The dividend payout ratio sits at a manageable 43–44% of earnings, and HP has increased its dividend for 11 consecutive years. That streak is not in immediate danger. But negative book equity combined with a leveraged balance sheet means there is less financial flexibility than the dividend history implies. If business conditions deteriorate sharply — a demand slowdown, a tariff shock to input costs, or a credit market disruption — the company would face harder choices about its capital allocation priorities.
Where the Bulls Could Be Right
The bear case on HPQ has been largely unchanged for years: it’s a mature hardware company in slowly declining markets, propped up by a razor-and-blade model in printing that itself faces secular headwinds. That narrative may be incomplete heading into FY2026.
The AI PC cycle is genuinely different from past hardware refreshes because it’s being driven by software requirements, not just OS compatibility. Enterprise IT departments are being pushed by productivity software vendors to upgrade endpoints to run AI workloads locally — and HP is one of only a few companies with the scale and commercial relationships to capture that demand at volume. The EliteBoard G1a, billed as the world’s first AI keyboard PC, and the growing ecosystem of over 150 software companies supporting HP’s AI platform suggest the company is building something more than a product line — it’s building a platform argument.
Consumer subscriptions also grew double digits across Instant Ink, Instant Paper, and the All-In-Plan, adding recurring revenue that partially insulates the printing business from unit decline. And HP’s FY26 non-GAAP EPS guidance of $2.90 to $3.10 puts the stock at a forward P/E around 9x at current prices — which is not expensive for a company growing earnings at a double-digit rate.
Technical Picture: Momentum Has Arrived, Belatedly
The chart tells a recovery story that’s still in early innings.

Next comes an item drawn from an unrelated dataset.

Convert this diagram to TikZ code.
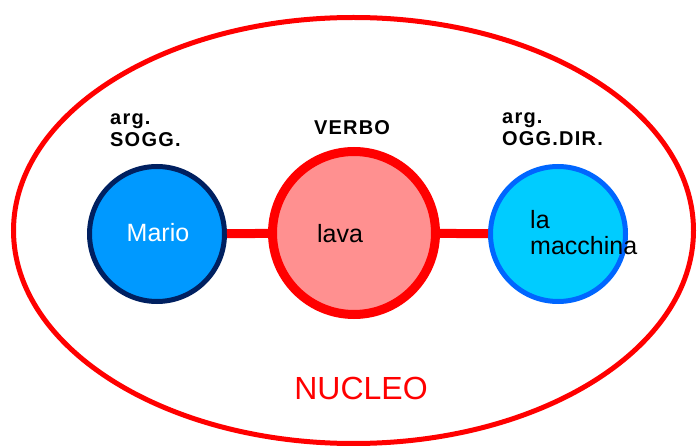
\documentclass[tikz,border=0pt]{standalone}
\usepackage{fontspec}
\setmainfont{Liberation Sans}
\definecolor{navy}{HTML}{002060}
\definecolor{marioblue}{HTML}{0099FF}
\definecolor{lavapink}{HTML}{FF9090}
\definecolor{carcyan}{HTML}{00CCFF}
\definecolor{carblue}{HTML}{0066FF}
\begin{document}
\begin{tikzpicture}[x=1pt,y=-1pt,
    argom/.style={circle,minimum size=135pt,inner sep=0pt,line width=5pt},
    verbo/.style={circle,minimum size=163pt,inner sep=0pt,line width=9pt,draw=red,fill=lavapink},
    link/.style={red,line width=9pt},
    head/.style={font=\fontsize{20}{22}\selectfont\bfseries\addfontfeature{LetterSpace=6},align=left,inner sep=0pt},
    word/.style={font=\fontsize{25}{30}\selectfont,inner sep=0pt,align=left}]

        \useasboundingbox (0,0) rectangle (699,446);
        \draw[red,line width=5pt] (353.5,230.5) ellipse [x radius=340, y radius=213];

        \node[argom,draw=navy,fill=marioblue] (mario) at (157,234) {};
        \node[verbo] (lava) at (354,233) {};
        \node[argom,draw=carblue,fill=carcyan] (car) at (558,234) {};
        \draw[link] (mario) -- (lava);
        \draw[link] (lava) -- (car);

        \node[word,white] (tmario) at (158,233) {Mario};
        \node[word] (tlava) at (340,234) {lava};
        \node[word,anchor=west] (tcar) at (530,233) {la\\[-4pt]macchina};

        \node[head,anchor=west] (hsogg) at (110,130) {arg.\\SOGG.};
        \node[head] (hverbo) at (352,128) {VERBO};
        \node[head,anchor=west] (hogg) at (502,129) {arg.\\OGG.DIR.};

        \node[red,font=\fontsize{32}{36}\selectfont] (nucleo) at (361,388) {NUCLEO};
    \end{tikzpicture}
\end{document}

HPQ spent most of the past year grinding lower from the high $20s to a trough near $18 in early spring, well below its 50-day moving average. The Q2 earnings catalyst changed that abruptly. The stock exploded higher on volume of 29.2 million shares — well above average — reclaiming levels not seen since September 2025. The MACD has crossed sharply bullish, with the signal line and histogram both confirming momentum.
The 50-day SMA at $20.92 is now well below the current price of $27.29, which means the near-term trend has shifted. Whether that momentum sustains depends on whether the AI PC narrative holds through the next quarterly print.
Verdict: Worth Watching, Hard to Chase
HPQ is not a broken company. The Q2 FY2026 report made that clear. Revenue is growing, earnings are beating, the AI PC thesis has real data behind it, and the dividend — yielding roughly 4.4% at current prices — has been raised for 11 consecutive years. Against a forward earnings multiple of roughly 9x, the valuation case is credible.
But the stock has already moved. It traded above its consensus price target on earnings day, and analysts are still catching up, with raised targets clustering in the $25–$26 range — barely above where the stock sits now. The debt load isn’t an emergency, but it does constrain the company’s options in a downturn. And the printing segment, for all its margin contribution, remains a slow-bleed business.
If the AI PC cycle is real and durable, HPQ could genuinely re-rate higher. If it fades or gets priced into expectations too quickly, the stock reverts to what it has been for a decade: a yield play in a value trap. For now, it’s somewhere in between — and that’s exactly what makes it so hard to love unconditionally.